** Task description **
Below are some entries; can you quote all of them exactly?

•••

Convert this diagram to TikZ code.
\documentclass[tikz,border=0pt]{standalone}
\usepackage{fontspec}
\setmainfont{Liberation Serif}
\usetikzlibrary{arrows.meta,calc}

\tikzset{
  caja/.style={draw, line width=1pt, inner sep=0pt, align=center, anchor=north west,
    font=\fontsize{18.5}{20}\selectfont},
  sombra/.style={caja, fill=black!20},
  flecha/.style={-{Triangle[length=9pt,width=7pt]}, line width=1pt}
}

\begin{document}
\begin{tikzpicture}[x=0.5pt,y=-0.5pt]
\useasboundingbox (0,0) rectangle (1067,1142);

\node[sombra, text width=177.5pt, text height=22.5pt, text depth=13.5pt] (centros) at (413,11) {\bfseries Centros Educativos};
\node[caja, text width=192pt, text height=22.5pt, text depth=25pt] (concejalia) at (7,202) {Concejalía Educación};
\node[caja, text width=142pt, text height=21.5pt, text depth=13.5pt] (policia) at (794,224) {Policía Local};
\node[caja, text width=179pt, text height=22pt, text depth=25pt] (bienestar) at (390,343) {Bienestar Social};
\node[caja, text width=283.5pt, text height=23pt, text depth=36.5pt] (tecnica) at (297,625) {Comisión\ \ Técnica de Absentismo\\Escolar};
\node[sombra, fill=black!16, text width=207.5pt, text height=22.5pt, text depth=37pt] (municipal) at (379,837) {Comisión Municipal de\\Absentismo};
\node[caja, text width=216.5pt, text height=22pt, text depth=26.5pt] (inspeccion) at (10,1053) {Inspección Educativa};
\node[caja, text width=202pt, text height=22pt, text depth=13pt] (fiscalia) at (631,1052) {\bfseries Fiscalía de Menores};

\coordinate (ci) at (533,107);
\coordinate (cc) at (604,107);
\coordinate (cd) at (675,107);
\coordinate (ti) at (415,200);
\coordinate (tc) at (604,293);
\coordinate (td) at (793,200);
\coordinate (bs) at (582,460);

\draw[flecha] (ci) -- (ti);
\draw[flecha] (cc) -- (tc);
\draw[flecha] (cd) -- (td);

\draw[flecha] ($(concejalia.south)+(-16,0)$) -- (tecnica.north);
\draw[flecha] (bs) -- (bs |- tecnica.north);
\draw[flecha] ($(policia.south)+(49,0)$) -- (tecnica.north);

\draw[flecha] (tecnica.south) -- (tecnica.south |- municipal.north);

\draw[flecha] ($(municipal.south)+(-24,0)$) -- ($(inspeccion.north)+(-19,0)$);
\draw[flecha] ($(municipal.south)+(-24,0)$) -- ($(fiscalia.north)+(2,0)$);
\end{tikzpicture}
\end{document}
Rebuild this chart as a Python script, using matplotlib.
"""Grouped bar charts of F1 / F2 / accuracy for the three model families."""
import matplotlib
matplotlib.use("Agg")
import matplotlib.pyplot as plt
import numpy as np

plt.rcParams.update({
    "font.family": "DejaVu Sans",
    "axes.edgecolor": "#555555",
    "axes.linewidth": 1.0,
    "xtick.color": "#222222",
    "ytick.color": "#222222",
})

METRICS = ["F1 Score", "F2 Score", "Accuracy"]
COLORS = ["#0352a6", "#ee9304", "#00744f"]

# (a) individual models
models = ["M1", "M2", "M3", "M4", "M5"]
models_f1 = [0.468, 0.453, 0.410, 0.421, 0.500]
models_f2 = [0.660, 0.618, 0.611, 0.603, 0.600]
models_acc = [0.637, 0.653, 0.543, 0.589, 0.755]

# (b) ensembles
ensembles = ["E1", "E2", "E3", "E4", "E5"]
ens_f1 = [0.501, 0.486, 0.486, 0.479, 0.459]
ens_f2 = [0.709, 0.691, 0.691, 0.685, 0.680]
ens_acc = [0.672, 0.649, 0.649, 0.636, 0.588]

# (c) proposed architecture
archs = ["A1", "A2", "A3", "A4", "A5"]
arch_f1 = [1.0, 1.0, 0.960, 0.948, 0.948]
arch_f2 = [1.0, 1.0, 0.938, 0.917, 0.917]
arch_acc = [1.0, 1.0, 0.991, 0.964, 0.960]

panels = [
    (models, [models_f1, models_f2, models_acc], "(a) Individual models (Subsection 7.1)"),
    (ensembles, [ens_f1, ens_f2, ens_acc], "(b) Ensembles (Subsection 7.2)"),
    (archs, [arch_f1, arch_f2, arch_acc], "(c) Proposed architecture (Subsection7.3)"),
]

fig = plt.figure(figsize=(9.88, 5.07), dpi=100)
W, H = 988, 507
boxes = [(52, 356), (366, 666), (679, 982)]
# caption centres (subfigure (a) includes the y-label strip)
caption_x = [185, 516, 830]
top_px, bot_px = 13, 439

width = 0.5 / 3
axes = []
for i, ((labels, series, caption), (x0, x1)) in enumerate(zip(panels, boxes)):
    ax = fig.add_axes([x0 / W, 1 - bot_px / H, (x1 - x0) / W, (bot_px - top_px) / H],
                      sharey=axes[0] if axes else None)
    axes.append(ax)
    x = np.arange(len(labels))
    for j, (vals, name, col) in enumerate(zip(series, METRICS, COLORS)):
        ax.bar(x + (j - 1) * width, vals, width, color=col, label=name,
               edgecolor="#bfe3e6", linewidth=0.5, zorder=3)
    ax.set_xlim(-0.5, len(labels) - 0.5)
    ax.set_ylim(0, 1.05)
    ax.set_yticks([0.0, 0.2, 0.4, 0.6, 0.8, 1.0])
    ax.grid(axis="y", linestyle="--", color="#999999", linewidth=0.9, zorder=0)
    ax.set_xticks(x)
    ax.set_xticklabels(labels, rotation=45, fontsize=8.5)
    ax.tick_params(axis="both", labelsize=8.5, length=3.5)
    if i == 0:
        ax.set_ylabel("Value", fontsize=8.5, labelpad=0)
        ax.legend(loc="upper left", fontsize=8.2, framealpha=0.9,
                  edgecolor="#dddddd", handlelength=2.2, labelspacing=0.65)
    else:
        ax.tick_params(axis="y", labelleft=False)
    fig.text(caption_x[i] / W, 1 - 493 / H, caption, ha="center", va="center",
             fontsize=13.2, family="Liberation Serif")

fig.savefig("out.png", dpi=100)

•••

** Complete answer **
Convert this diagram to TikZ code.
\documentclass[tikz,border=0pt]{standalone}
\usepackage{fontspec}
\setmainfont{Liberation Serif}
\usetikzlibrary{arrows.meta,calc}

\tikzset{
  caja/.style={draw, line width=1pt, inner sep=0pt, align=center, anchor=north west,
    font=\fontsize{18.5}{20}\selectfont},
  sombra/.style={caja, fill=black!20},
  flecha/.style={-{Triangle[length=9pt,width=7pt]}, line width=1pt}
}

\begin{document}
\begin{tikzpicture}[x=0.5pt,y=-0.5pt]
\useasboundingbox (0,0) rectangle (1067,1142);

\node[sombra, text width=177.5pt, text height=22.5pt, text depth=13.5pt] (centros) at (413,11) {\bfseries Centros Educativos};
\node[caja, text width=192pt, text height=22.5pt, text depth=25pt] (concejalia) at (7,202) {Concejalía Educación};
\node[caja, text width=142pt, text height=21.5pt, text depth=13.5pt] (policia) at (794,224) {Policía Local};
\node[caja, text width=179pt, text height=22pt, text depth=25pt] (bienestar) at (390,343) {Bienestar Social};
\node[caja, text width=283.5pt, text height=23pt, text depth=36.5pt] (tecnica) at (297,625) {Comisión\ \ Técnica de Absentismo\\Escolar};
\node[sombra, fill=black!16, text width=207.5pt, text height=22.5pt, text depth=37pt] (municipal) at (379,837) {Comisión Municipal de\\Absentismo};
\node[caja, text width=216.5pt, text height=22pt, text depth=26.5pt] (inspeccion) at (10,1053) {Inspección Educativa};
\node[caja, text width=202pt, text height=22pt, text depth=13pt] (fiscalia) at (631,1052) {\bfseries Fiscalía de Menores};

\coordinate (ci) at (533,107);
\coordinate (cc) at (604,107);
\coordinate (cd) at (675,107);
\coordinate (ti) at (415,200);
\coordinate (tc) at (604,293);
\coordinate (td) at (793,200);
\coordinate (bs) at (582,460);

\draw[flecha] (ci) -- (ti);
\draw[flecha] (cc) -- (tc);
\draw[flecha] (cd) -- (td);

\draw[flecha] ($(concejalia.south)+(-16,0)$) -- (tecnica.north);
\draw[flecha] (bs) -- (bs |- tecnica.north);
\draw[flecha] ($(policia.south)+(49,0)$) -- (tecnica.north);

\draw[flecha] (tecnica.south) -- (tecnica.south |- municipal.north);

\draw[flecha] ($(municipal.south)+(-24,0)$) -- ($(inspeccion.north)+(-19,0)$);
\draw[flecha] ($(municipal.south)+(-24,0)$) -- ($(fiscalia.north)+(2,0)$);
\end{tikzpicture}
\end{document}
Rebuild this chart as a Python script, using matplotlib.
"""Grouped bar charts of F1 / F2 / accuracy for the three model families."""
import matplotlib
matplotlib.use("Agg")
import matplotlib.pyplot as plt
import numpy as np

plt.rcParams.update({
    "font.family": "DejaVu Sans",
    "axes.edgecolor": "#555555",
    "axes.linewidth": 1.0,
    "xtick.color": "#222222",
    "ytick.color": "#222222",
})

METRICS = ["F1 Score", "F2 Score", "Accuracy"]
COLORS = ["#0352a6", "#ee9304", "#00744f"]

# (a) individual models
models = ["M1", "M2", "M3", "M4", "M5"]
models_f1 = [0.468, 0.453, 0.410, 0.421, 0.500]
models_f2 = [0.660, 0.618, 0.611, 0.603, 0.600]
models_acc = [0.637, 0.653, 0.543, 0.589, 0.755]

# (b) ensembles
ensembles = ["E1", "E2", "E3", "E4", "E5"]
ens_f1 = [0.501, 0.486, 0.486, 0.479, 0.459]
ens_f2 = [0.709, 0.691, 0.691, 0.685, 0.680]
ens_acc = [0.672, 0.649, 0.649, 0.636, 0.588]

# (c) proposed architecture
archs = ["A1", "A2", "A3", "A4", "A5"]
arch_f1 = [1.0, 1.0, 0.960, 0.948, 0.948]
arch_f2 = [1.0, 1.0, 0.938, 0.917, 0.917]
arch_acc = [1.0, 1.0, 0.991, 0.964, 0.960]

panels = [
    (models, [models_f1, models_f2, models_acc], "(a) Individual models (Subsection 7.1)"),
    (ensembles, [ens_f1, ens_f2, ens_acc], "(b) Ensembles (Subsection 7.2)"),
    (archs, [arch_f1, arch_f2, arch_acc], "(c) Proposed architecture (Subsection7.3)"),
]

fig = plt.figure(figsize=(9.88, 5.07), dpi=100)
W, H = 988, 507
boxes = [(52, 356), (366, 666), (679, 982)]
# caption centres (subfigure (a) includes the y-label strip)
caption_x = [185, 516, 830]
top_px, bot_px = 13, 439

width = 0.5 / 3
axes = []
for i, ((labels, series, caption), (x0, x1)) in enumerate(zip(panels, boxes)):
    ax = fig.add_axes([x0 / W, 1 - bot_px / H, (x1 - x0) / W, (bot_px - top_px) / H],
                      sharey=axes[0] if axes else None)
    axes.append(ax)
    x = np.arange(len(labels))
    for j, (vals, name, col) in enumerate(zip(series, METRICS, COLORS)):
        ax.bar(x + (j - 1) * width, vals, width, color=col, label=name,
               edgecolor="#bfe3e6", linewidth=0.5, zorder=3)
    ax.set_xlim(-0.5, len(labels) - 0.5)
    ax.set_ylim(0, 1.05)
    ax.set_yticks([0.0, 0.2, 0.4, 0.6, 0.8, 1.0])
    ax.grid(axis="y", linestyle="--", color="#999999", linewidth=0.9, zorder=0)
    ax.set_xticks(x)
    ax.set_xticklabels(labels, rotation=45, fontsize=8.5)
    ax.tick_params(axis="both", labelsize=8.5, length=3.5)
    if i == 0:
        ax.set_ylabel("Value", fontsize=8.5, labelpad=0)
        ax.legend(loc="upper left", fontsize=8.2, framealpha=0.9,
                  edgecolor="#dddddd", handlelength=2.2, labelspacing=0.65)
    else:
        ax.tick_params(axis="y", labelleft=False)
    fig.text(caption_x[i] / W, 1 - 493 / H, caption, ha="center", va="center",
             fontsize=13.2, family="Liberation Serif")

fig.savefig("out.png", dpi=100)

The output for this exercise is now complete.